No es que a uno le moleste más de la cuenta lo que Zapatero pretende, sino cómo está imponiendo su santa voluntad y la cantidad de leyes que se pasa por el forro para lograrlo. Si se quiere cambiar la Constitución y el modelo de estado, nada más fácil que elaborar la reforma pertinente, con o sin ayuda de esa caterva de nacionalistas y comunistas parlamentarios que le apoyan, y luego someterla a la voluntad popular. Pero no, en Zapatero todo debe ser a oscuras, bordeando la Ley o conculcándola directamente, como si la mayoría simple que le respalda le diese derecho a reanudar el “decíamos ayer” respecto a la desastrosa II República. Vamos, que no le basta la democracia a la europea, mesurada y equitativa, sino que necesita el sobresalto continuado de buena parte de la población para sentirse dueño del poder.
Ahora bien, para ejercer ese mando despótico que a él le gusta, atropelladamente e importándole un pimiento que sea la patria española la que esté en riesgo —tengo claro que no le disgustaría apostársela en una timba de póquer—, lo primero que ZP necesita es mostrarse imperturbable ante sus propias patrañas. Pondré un ejemplo. Cuando Ibarretxe presentó su plan en el Congreso, el principal argumento de Zapatero para rechazarlo consistió en afirmar que había sido aprobado sin consenso y sólo por el 53 % de la Cámara vasca. Luego vino el Estatuto catalán, en apariencia bendecido por el 90 % de unos políticos que decían representar el clamor popular. Pues bien, el resultado final no ha llegado a interesarle ni siquiera al 49 % de los catalanes, y de éstos, aún hay que descontar a los votantes que descartaron el Sí. Naturalmente, el embaucador Zapatero no sólo dio como bueno el resultado, sino que hablo del triunfo clamoroso de la postura que él apoyaba. ¡Farsante!

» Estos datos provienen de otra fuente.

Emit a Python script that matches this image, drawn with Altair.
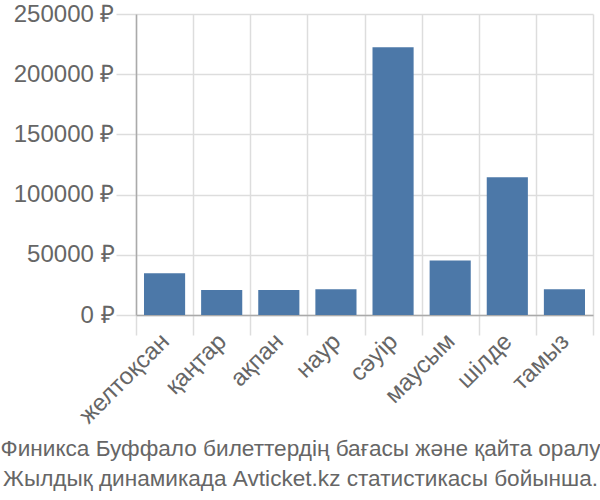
import altair as alt
import pandas as pd

months = ["желтоқсан", "қаңтар", "ақпан", "наур", "сәуір", "маусым", "шілде", "тамыз"]
prices = [34700, 20800, 20800, 21400, 222400, 45200, 114500, 21400]
y_ticks = [0, 50000, 100000, 150000, 200000, 250000]
title_lines = [
    "Финикса Буффало билеттердің бағасы және қайта оралу",
    "Жылдық динамикада Avticket.kz статистикасы бойынша.",
]

df = pd.DataFrame({"month": months, "price": prices})

chart = (
    alt.Chart(df)
    .mark_bar(color="#4c78a8", width=alt.RelativeBandSize(0.72))
    .encode(
        x=alt.X(
            "month:N",
            sort=months,
            scale=alt.Scale(paddingInner=0, paddingOuter=0),
            axis=alt.Axis(
                title=None,
                labelAngle=-45,
                labelFontSize=24,
                labelColor="#666666",
                labelFont="Liberation Sans",
                tickBand="extent",
                grid=True,
                tickSize=20,
                tickColor="#dddddd",
                tickWidth=1.5,
                gridColor="#dddddd",
                gridWidth=1.5,
                domainColor="#aaaaaa",
                domainWidth=1.5,
                labelPadding=-6,
                labelOffset=-8,
            ),
        ),
        y=alt.Y(
            "price:Q",
            scale=alt.Scale(domain=[0, 250000]),
            axis=alt.Axis(
                title=None,
                values=y_ticks,
                labelExpr="datum.value + ' ₽'",
                labelFontSize=24,
                labelColor="#666666",
                labelFont="Liberation Sans",
                tickSize=20,
                tickColor="#dddddd",
                tickWidth=1.5,
                gridColor="#dddddd",
                gridWidth=1.5,
                domainColor="#aaaaaa",
                domainWidth=1.5,
                labelPadding=2,
            ),
        ),
    )
    .properties(
        width=457,
        height=301,
        autosize=alt.AutoSizeParams(type="none"),
        padding={"left": 136, "top": 14, "right": 7, "bottom": 185},
        title=alt.TitleParams(
            text=title_lines,
            orient="bottom",
            anchor="middle",
            dx=-64,
            fontSize=22.6,
            font="Liberation Sans",
            fontWeight="normal",
            color="#666666",
            lineHeight=30,
            offset=10,
        ),
    )
    .configure_view(stroke=None)
)

chart.save("out.html", embed_options={"renderer": "svg", "actions": False})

Por eso este hombre, tan temerario como inconsciente, ahora quiere pasar a la siguiente fase del juego y convencernos a todos de que hace bien al intentar pactar con unos asesinos que llevan más de 30 años ejerciendo la profesión y no dan muestra alguna de haberse regenerado. Es decir, son asesinos profesionales. No hay duda de que el presidente por accidente ama el riesgo y le gusta vivir peligrosamente, con sobresaltos. A fin de cuentas, ¡nada hay que perder! Si acaso esa cosa estúpida que algunos llaman España. Porque lo que es el honor, la vergüenza, la dignidad o el decoro, es imposible que los pierda. Como dice la sentencia del clásico, no puede perderse lo que nunca se ha tenido. Y si una buena parte del pueblo acabase comprendiendo la miseria moral del sujeto que nos preside, siempre le quedaría Prisa para blanquear nuestras conciencias.